● INPUT ROWS
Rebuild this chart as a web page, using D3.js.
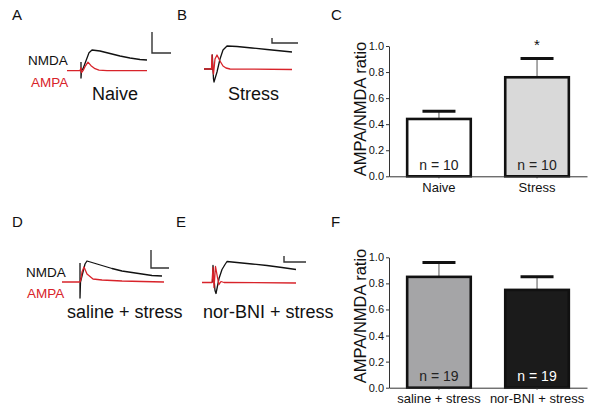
<!DOCTYPE html>
<html>
<head>
<meta charset="utf-8">
<script src="https://cdn.jsdelivr.net/npm/d3@7"></script>
<style>
  html, body { margin: 0; padding: 0; background: #fff; }
  svg { display: block; font-family: "Liberation Sans", Arial, Helvetica, sans-serif; }
</style>
</head>
<body>
<svg id="chart" width="600" height="410"></svg>
<script>
// ---------------- DATA ----------------
// Bar panel C
const groupsC = ["Naive", "Stress"];
const meansC = [0.44, 0.76];
const semC = [0.06, 0.145];
const nC = [10, 10];
const sigC = ["", "*"];
// Bar panel F
const groupsF = ["saline + stress", "nor-BNI + stress"];
const meansF = [0.85, 0.75];
const semF = [0.11, 0.10];
const nF = [19, 19];
const yTicks = [0.0, 0.2, 0.4, 0.6, 0.8, 1.0];

// Example traces (time in ms, current in arbitrary pA units, upward = positive)
const aNmdaT = [14, 14, 14.5, 16, 19, 22, 25, 33, 43, 53, 63, 73, 80];
const aNmdaV = [8.7, -7.3, 0, 2, 10, 18, 20.7, 19.7, 17.2, 14.7, 12.7, 11.2, 10.7];
const aAmpaT = [0, 13, 14, 14.5, 16, 18, 21, 24, 28, 32, 40, 80];
const aAmpaV = [0, 0, 3, -2, 0, 4, 8.5, 5, 2, 0.5, 0, 0];

const bNmdaT = [0, 8, 8.3, 9.5, 10, 13, 16, 19, 23, 33, 48, 63, 78, 88];
const bNmdaV = [0, 0, 14, -10, -13, -3, 10, 19, 23, 22.5, 21, 19.5, 18, 17];
const bAmpaT = [0, 7.5, 8, 9, 9.5, 11, 13, 16, 19, 22, 26, 88];
const bAmpaV = [0, 0, 14, -2, -5, 10, 14, 8, 3, 1, 0, -0.5];

const dNmdaT = [18, 18, 18.5, 21, 23, 25, 30, 40, 50, 60, 70, 80, 90, 100];
const dNmdaV = [19, -16, 0, 10, 18, 21, 19.5, 16.5, 13.5, 11, 9.5, 8, 6.5, 6];
const dAmpaT = [0, 18, 19, 20, 22, 25, 31, 40, 60, 80, 102];
const dAmpaV = [0, 0, 3, 10, 15, 8, 3, 2, 1, 0.5, 0];

const eNmdaT = [10.5, 11, 13, 14, 17, 20, 23, 25, 35, 50, 65, 80, 94];
const eNmdaV = [0, 17, -8, -11, 4, 13, 18, 21, 20, 18.5, 17, 15, 13];
const eAmpaT = [0, 10, 11, 12, 13.5, 15.5, 17, 19, 22, 94];
const eAmpaV = [0, 0, 15, -5, 16, 5, -2, 1, 0, -0.5];

// Scale bar lengths [ms, pA] (in trace units)
const scaleA = [19, 21];
const scaleB = [26, 5];
const scaleD = [18, 18];
const scaleE = [22, 6];

// ---------------- STYLE ----------------
const RED = "#d8232a";
const INK = "#111";
const fillC = ["#ffffff", "#d9d9d9"];
const fillF = ["#a5a5a7", "#1b1b1b"];
const nColorF = ["#222", "#ffffff"];

const svg = d3.select("#chart");

// Panel letters
const letters = [["A", 12, 20], ["B", 177, 20], ["C", 331, 20], ["D", 12, 227], ["E", 176, 227], ["F", 331, 227]];
svg.selectAll("text.letter").data(letters).join("text")
  .attr("class", "letter")
  .attr("x", d => d[0] === d[0] ? d[1] : 0).attr("y", d => d[2])
  .attr("font-size", 15).attr("fill", INK)
  .text(d => d[0]);

// ---------------- TRACES ----------------
function zip(t, v) { return t.map((d, i) => [d, v[i]]); }

function drawTrace(cfg) {
  const g = svg.append("g");
  const x = d3.scaleLinear().domain([0, 100]).range([cfg.x0, cfg.x0 + 100]);
  const y = d3.scaleLinear().domain([-50, 50]).range([cfg.base + 50, cfg.base - 50]);
  const line = d3.line().x(d => x(d[0])).y(d => y(d[1]));
  g.append("path").attr("d", line(zip(cfg.nT, cfg.nV)))
    .attr("fill", "none").attr("stroke", INK).attr("stroke-width", 1.3).attr("stroke-linejoin", "round");
  g.append("path").attr("d", line(zip(cfg.aT, cfg.aV)))
    .attr("fill", "none").attr("stroke", RED).attr("stroke-width", 1.3).attr("stroke-linejoin", "round");
  // scale bar
  const sx = cfg.sbX, sy = cfg.sbY;
  const lenX = x(cfg.sb[0]) - x(0);
  const lenY = y(0) - y(cfg.sb[1]);
  g.append("path").attr("d", `M${sx},${sy - lenY}V${sy}H${sx + lenX}`)
    .attr("fill", "none").attr("stroke", "#333").attr("stroke-width", 1.4);
  if (cfg.labels) {
    g.append("text").attr("x", cfg.lblX).attr("y", cfg.lblY1).attr("font-size", 13.5).attr("fill", INK).text("NMDA");
    g.append("text").attr("x", cfg.lblX + cfg.ampaDx).attr("y", cfg.lblY2).attr("font-size", 13.5).attr("fill", RED).text("AMPA");
  }
  g.append("text").attr("x", cfg.titleX).attr("y", cfg.titleY).attr("font-size", 18).attr("fill", INK).text(cfg.title);
}

drawTrace({ x0: 67, base: 70.7, nT: aNmdaT, nV: aNmdaV, aT: aAmpaT, aV: aAmpaV, sb: scaleA, sbX: 152, sbY: 53,
  labels: true, lblX: 28, ampaDx: 3, lblY1: 65, lblY2: 87, title: "Naive", titleX: 92, titleY: 100 });
drawTrace({ x0: 204, base: 69, nT: bNmdaT, nV: bNmdaV, aT: bAmpaT, aV: bAmpaV, sb: scaleB, sbX: 272, sbY: 43,
  labels: false, title: "Stress", titleX: 228, titleY: 100 });
drawTrace({ x0: 62, base: 282, nT: dNmdaT, nV: dNmdaV, aT: dAmpaT, aV: dAmpaV, sb: scaleD, sbX: 151, sbY: 268,
  labels: true, lblX: 26, ampaDx: 1, lblY1: 277, lblY2: 298, title: "saline + stress", titleX: 67, titleY: 318 });
drawTrace({ x0: 202, base: 282.5, nT: eNmdaT, nV: eNmdaV, aT: eAmpaT, aV: eAmpaV, sb: scaleE, sbX: 284, sbY: 262,
  labels: false, title: "nor-BNI + stress", titleX: 203, titleY: 318 });

// ---------------- BAR CHARTS ----------------
function drawBars(cfg) {
  const g = svg.append("g");
  const x = d3.scaleBand().domain(cfg.groups).range([389, 587]).paddingInner(0.327).paddingOuter(0.173);
  const y = d3.scaleLinear().domain([0, 1]).range([cfg.y0, cfg.y1]);
  const rows = cfg.groups.map((gname, i) => ({ g: gname, m: cfg.means[i], s: cfg.sem[i], n: cfg.n[i], i }));

  // error bars (behind bars)
  g.selectAll("line.stem").data(rows).join("line").attr("class", "stem")
    .attr("x1", d => x(d.g) + x.bandwidth() / 2).attr("x2", d => x(d.g) + x.bandwidth() / 2)
    .attr("y1", d => y(d.m)).attr("y2", d => y(d.m + d.s))
    .attr("stroke", "#555").attr("stroke-width", 1);
  g.selectAll("line.cap").data(rows).join("line").attr("class", "cap")
    .attr("x1", d => x(d.g) + x.bandwidth() / 2 - 16.5).attr("x2", d => x(d.g) + x.bandwidth() / 2 + 16.5)
    .attr("y1", d => y(d.m + d.s)).attr("y2", d => y(d.m + d.s))
    .attr("stroke", INK).attr("stroke-width", 3);

  g.selectAll("rect.bar").data(rows).join("rect").attr("class", "bar")
    .attr("x", d => x(d.g) + 1.2).attr("width", x.bandwidth() - 2.4)
    .attr("y", d => y(d.m)).attr("height", d => y(0) - y(d.m))
    .attr("fill", d => cfg.fills[d.i]).attr("stroke", INK).attr("stroke-width", 2.6);

  g.selectAll("text.n").data(rows).join("text").attr("class", "n")
    .attr("x", d => x(d.g) + x.bandwidth() / 2).attr("y", y(0) - 6.5)
    .attr("text-anchor", "middle").attr("font-size", 14)
    .attr("fill", d => cfg.nColors[d.i]).text(d => "n = " + d.n);

  if (cfg.sig) {
    g.selectAll("text.sig").data(rows).join("text").attr("class", "sig")
      .attr("x", d => x(d.g) + x.bandwidth() / 2).attr("y", d => y(d.m + d.s) - 8)
      .attr("text-anchor", "middle").attr("font-size", 15).attr("fill", INK)
      .text(d => cfg.sig[d.i]);
  }

  // axes
  const ya = g.append("g").attr("transform", "translate(389,0)")
    .call(d3.axisLeft(y).tickValues(yTicks).tickFormat(d3.format(".1f")).tickSize(3).tickSizeOuter(0).tickPadding(2));
  ya.selectAll("text").attr("font-size", 11).attr("fill", INK).attr("font-family", "Liberation Sans, Arial, sans-serif");
  ya.selectAll("line, path").attr("stroke", "#333");

  const xa = g.append("g").attr("transform", `translate(0,${y(0)})`)
    .call(d3.axisBottom(x).tickSize(2).tickSizeOuter(0).tickPadding(4));
  xa.selectAll("text").attr("font-size", 13).attr("fill", INK).attr("font-family", "Liberation Sans, Arial, sans-serif");
  xa.selectAll("line, path").attr("stroke", "#333");

  g.append("text").attr("transform", `translate(366,${cfg.labelY}) rotate(-90)`)
    .attr("text-anchor", "middle").attr("font-size", 16.5).attr("fill", INK)
    .text("AMPA/NMDA ratio");
}

drawBars({ groups: groupsC, means: meansC, sem: semC, n: nC, sig: sigC, fills: fillC, nColors: ["#222", "#222"],
  y0: 176.3, y1: 46, labelY: 109 });
drawBars({ groups: groupsF, means: meansF, sem: semF, n: nF, sig: null, fills: fillF, nColors: nColorF,
  y0: 387.7, y1: 257.3, labelY: 316 });
</script>
</body>
</html>
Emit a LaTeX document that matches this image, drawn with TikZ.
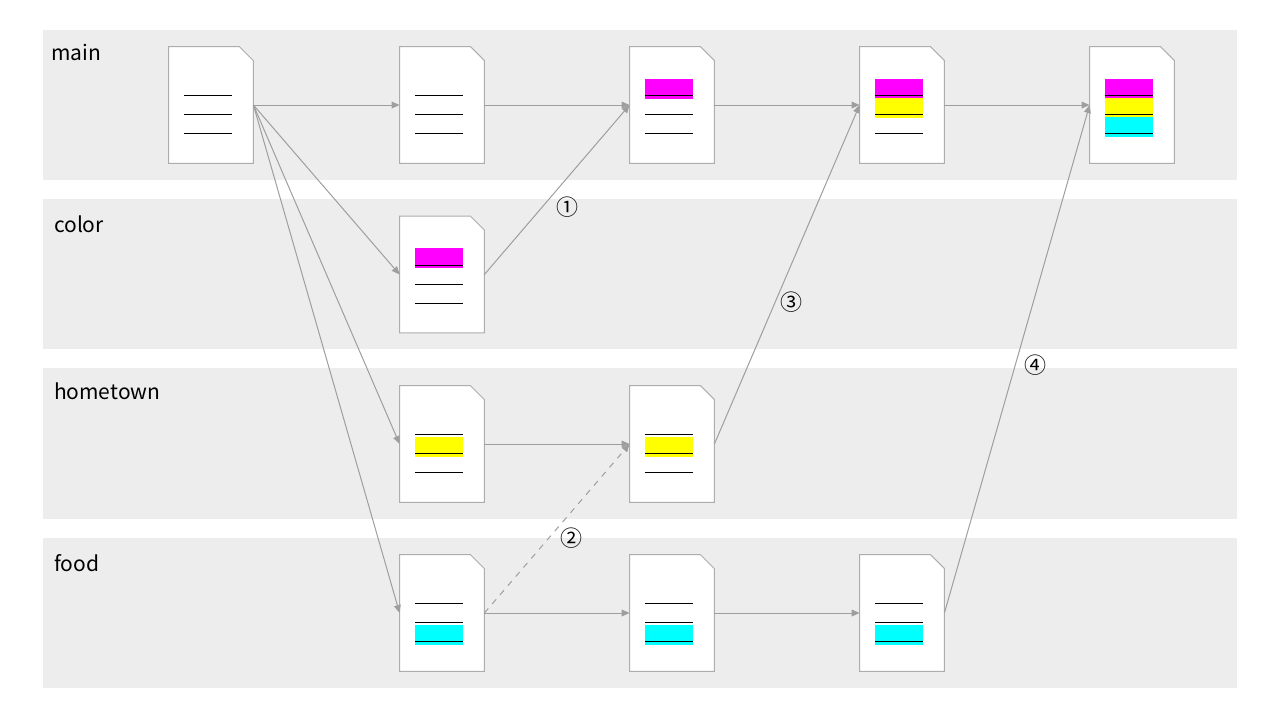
\documentclass[tikz,border=0pt]{standalone}
\usepackage{fontspec}
\setmainfont{Noto Sans CJK JP}
\usetikzlibrary{arrows.meta}
\colorlet{collane}{black!7}
\colorlet{colpaper}{black!32}
\colorlet{collink}{black!38}
\definecolor{colmag}{RGB}{255,0,255}
\definecolor{colyel}{RGB}{255,255,0}
\definecolor{colcya}{RGB}{0,255,255}
\tikzset{
  >=Latex,
  lane/.style={fill=collane, draw=none},
  lane label/.style={anchor=west, font=\fontsize{10.5pt}{12pt}\selectfont},
  paper/.style={rectangle, minimum width=42pt, minimum height=58pt, inner sep=0},
  link/.style={-{Triangle[length=4pt, width=3.4pt]}, collink, line width=0.5pt},
  step num/.style={font=\fontsize{11pt}{12pt}\selectfont},
}
% a document sheet with a cut corner
\newcommand{\sheet}[3]{%
  \node[paper] (#1) at (#2,#3) {};
  \filldraw[fill=white, draw=colpaper, line width=0.5pt]
    (#1.south west) -- (#1.north west) -- ([xshift=-7pt]#1.north east)
    -- ([yshift=-7pt]#1.north east) -- (#1.south east) -- cycle;
}
% coloured band round text line #2
\newcommand{\band}[3]{%
  \fill[#3] ([xshift=-13.5pt, yshift={-16.5pt-9.5pt*#2}]#1.north) rectangle ++(24pt,10pt);
}
\newcommand{\rules}[1]{%
  \foreach \k in {1,2,3}
    \draw[black, line width=0.6pt] ([xshift=-13.5pt, yshift={-15pt-9.5pt*\k}]#1.north) -- ++(24pt,0);
}

\begin{document}
\begin{tikzpicture}[x=0.5pt, y=-0.5pt]
  \useasboundingbox (0,0) rectangle (1280,720);

  % ---- lanes
  \fill[lane] (43,30)  rectangle (1237,180);
  \fill[lane] (43,199) rectangle (1237,349);
  \fill[lane] (43,368) rectangle (1237,519);
  \fill[lane] (43,538) rectangle (1237,688);
  \node[lane label] (lmain) at (44,52)  {main};
  \node[lane label] (lcol)  at (47,224) {color};
  \node[lane label] (lhome) at (47,391) {hometown};
  \node[lane label] (lfood) at (47,563) {food};

  % ---- sheets
  \sheet{m1}{211}{105}   \rules{m1}
  \sheet{m2}{442}{105}   \rules{m2}
  \sheet{m3}{672}{105}   \band{m3}{1}{colmag} \rules{m3}
  \sheet{m4}{902}{105}   \band{m4}{1}{colmag} \band{m4}{2}{colyel} \rules{m4}
  \sheet{m5}{1132}{105}  \band{m5}{1}{colmag} \band{m5}{2}{colyel} \band{m5}{3}{colcya} \rules{m5}
  \sheet{c1}{442}{274.5} \band{c1}{1}{colmag} \rules{c1}
  \sheet{h1}{442}{444}   \band{h1}{2}{colyel} \rules{h1}
  \sheet{h2}{672}{444}   \band{h2}{2}{colyel} \rules{h2}
  \sheet{f1}{442}{613}   \band{f1}{3}{colcya} \rules{f1}
  \sheet{f2}{672}{613}   \band{f2}{3}{colcya} \rules{f2}
  \sheet{f3}{902}{613}   \band{f3}{3}{colcya} \rules{f3}

  % ---- branching out of main
  \foreach \t in {m2,c1,h1,f1}
    \draw[link] (m1.east) -- (\t.west);

  % ---- work on each branch
  \draw[link] (m2.east) -- (m3.west);
  \draw[link] (m3.east) -- (m4.west);
  \draw[link] (m4.east) -- (m5.west);
  \draw[link] (h1.east) -- (h2.west);
  \draw[link] (f1.east) -- (f2.west);
  \draw[link] (f2.east) -- (f3.west);
  \draw[link, dashed] (f1.east) -- (h2.west);

  % ---- merges into main
  \draw[link] (c1.east) -- (m3.west);
  \draw[link] (h2.east) -- (m4.west);
  \draw[link] (f3.east) -- (m5.west);

  % ---- step numbers
  \node[step num] (n1) at (567,207)  {①};
  \node[step num] (n2) at (571,538)  {②};
  \node[step num] (n3) at (791,302)  {③};
  \node[step num] (n4) at (1035,365) {④};

\end{tikzpicture}
\end{document}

● PROBLEM DETAILS
Give again exactly the lines running from the beginning of the material above through the line that contains "2, 1, 0.5, 0];", and leave out every picture.

● RESPONSE BELOW
Rebuild this chart as a web page, using D3.js.
<!DOCTYPE html>
<html>
<head>
<meta charset="utf-8">
<script src="https://cdn.jsdelivr.net/npm/d3@7"></script>
<style>
  html, body { margin: 0; padding: 0; background: #fff; }
  svg { display: block; font-family: "Liberation Sans", Arial, Helvetica, sans-serif; }
</style>
</head>
<body>
<svg id="chart" width="600" height="410"></svg>
<script>
// ---------------- DATA ----------------
// Bar panel C
const groupsC = ["Naive", "Stress"];
const meansC = [0.44, 0.76];
const semC = [0.06, 0.145];
const nC = [10, 10];
const sigC = ["", "*"];
// Bar panel F
const groupsF = ["saline + stress", "nor-BNI + stress"];
const meansF = [0.85, 0.75];
const semF = [0.11, 0.10];
const nF = [19, 19];
const yTicks = [0.0, 0.2, 0.4, 0.6, 0.8, 1.0];

// Example traces (time in ms, current in arbitrary pA units, upward = positive)
const aNmdaT = [14, 14, 14.5, 16, 19, 22, 25, 33, 43, 53, 63, 73, 80];
const aNmdaV = [8.7, -7.3, 0, 2, 10, 18, 20.7, 19.7, 17.2, 14.7, 12.7, 11.2, 10.7];
const aAmpaT = [0, 13, 14, 14.5, 16, 18, 21, 24, 28, 32, 40, 80];
const aAmpaV = [0, 0, 3, -2, 0, 4, 8.5, 5, 2, 0.5, 0, 0];

const bNmdaT = [0, 8, 8.3, 9.5, 10, 13, 16, 19, 23, 33, 48, 63, 78, 88];
const bNmdaV = [0, 0, 14, -10, -13, -3, 10, 19, 23, 22.5, 21, 19.5, 18, 17];
const bAmpaT = [0, 7.5, 8, 9, 9.5, 11, 13, 16, 19, 22, 26, 88];
const bAmpaV = [0, 0, 14, -2, -5, 10, 14, 8, 3, 1, 0, -0.5];

const dNmdaT = [18, 18, 18.5, 21, 23, 25, 30, 40, 50, 60, 70, 80, 90, 100];
const dNmdaV = [19, -16, 0, 10, 18, 21, 19.5, 16.5, 13.5, 11, 9.5, 8, 6.5, 6];
const dAmpaT = [0, 18, 19, 20, 22, 25, 31, 40, 60, 80, 102];
const dAmpaV = [0, 0, 3, 10, 15, 8, 3, 2, 1, 0.5, 0];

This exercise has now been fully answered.